Seems, it was the third option:

[24.1/5] Iterators can also have singular values that are not associated
with any container. [Example: After the declaration of an uninitialized
pointer x (as with int* x, x must always be assumed to have a singular
value of a pointer. ] Results of most expressions are undefined for
singular values; the only exception is an assignment of a non-singular
value to an iterator that holds a singular value. In this case the
singular value is overwritten the same way as any other value.
Dereferenceable values are always non-singular.

Hence, vec.begin()+1 is not UB (as vec.begin() is non-singular), but
assigning the resulting singular value to the iterator variable iter is UB.


Best,

Kai-Uwe Bux

 

[Noah Roberts]

On 13/04/2011 22:48, Kai-Uwe Bux wrote:
Nikos Chantziaras wrote:

Is there some simple way to convert this:

std::vector<int> vec;
// ...
for (size_t i = 1; i< vec.size(); ++i)
// do something with vec

to a for-loop that uses iterators? I've tried:

typedef std::vector<int>::iterator it_t;
for (it_t i = vec.begin() + 1; i != vec.end(); ++i)
// do something with *i

but I'm not surprised that it doesn't work.

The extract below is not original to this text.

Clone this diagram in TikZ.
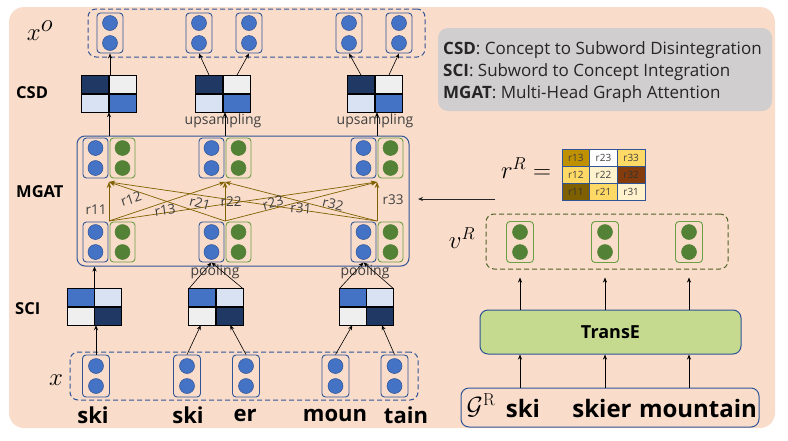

Iterators for std::vector<> are random access. Hence, they
are<-comparable and you can add integers to them. So, you should be able
to translate one- to-one:

for ( std::vector<int>::iterator iter = vec.begin() + 1;
iter< vec.end(); ++ iter ) {
// do something with *iter
}

If the vector is empty then surely vec.begin() + 1 is UB?

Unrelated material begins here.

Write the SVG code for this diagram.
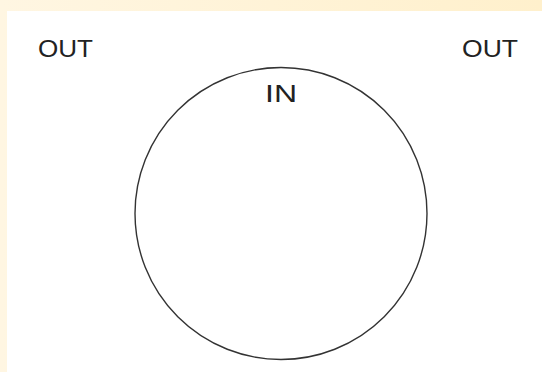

Hm, my first impulse was to say: "oh, true; that kills it". However, upon
looking up table 76 in the standard, it appears that

r += n

has no pre-condition (like r is dereferencable). Now, r+n is defined in
terms of r += n. Also, the dereferencability precondition is mentioned at
other places (e.g., for ++r in table 74 about forward iterators). So,
maybe vec.begin()+1 is not undefined behavior after all. Of course, it
could also be an omission in the standard, or it could be that I am too
tired to figure it out correctly.

Seems, it was the third option:

[24.1/5] Iterators can also have singular values that are not associated
with any container. [Example: After the declaration of an uninitialized
pointer x (as with int* x, x must always be assumed to have a singular
value of a pointer. ] Results of most expressions are undefined for
singular values; the only exception is an assignment of a non-singular
value to an iterator that holds a singular value. In this case the
singular value is overwritten the same way as any other value.
Dereferenceable values are always non-singular.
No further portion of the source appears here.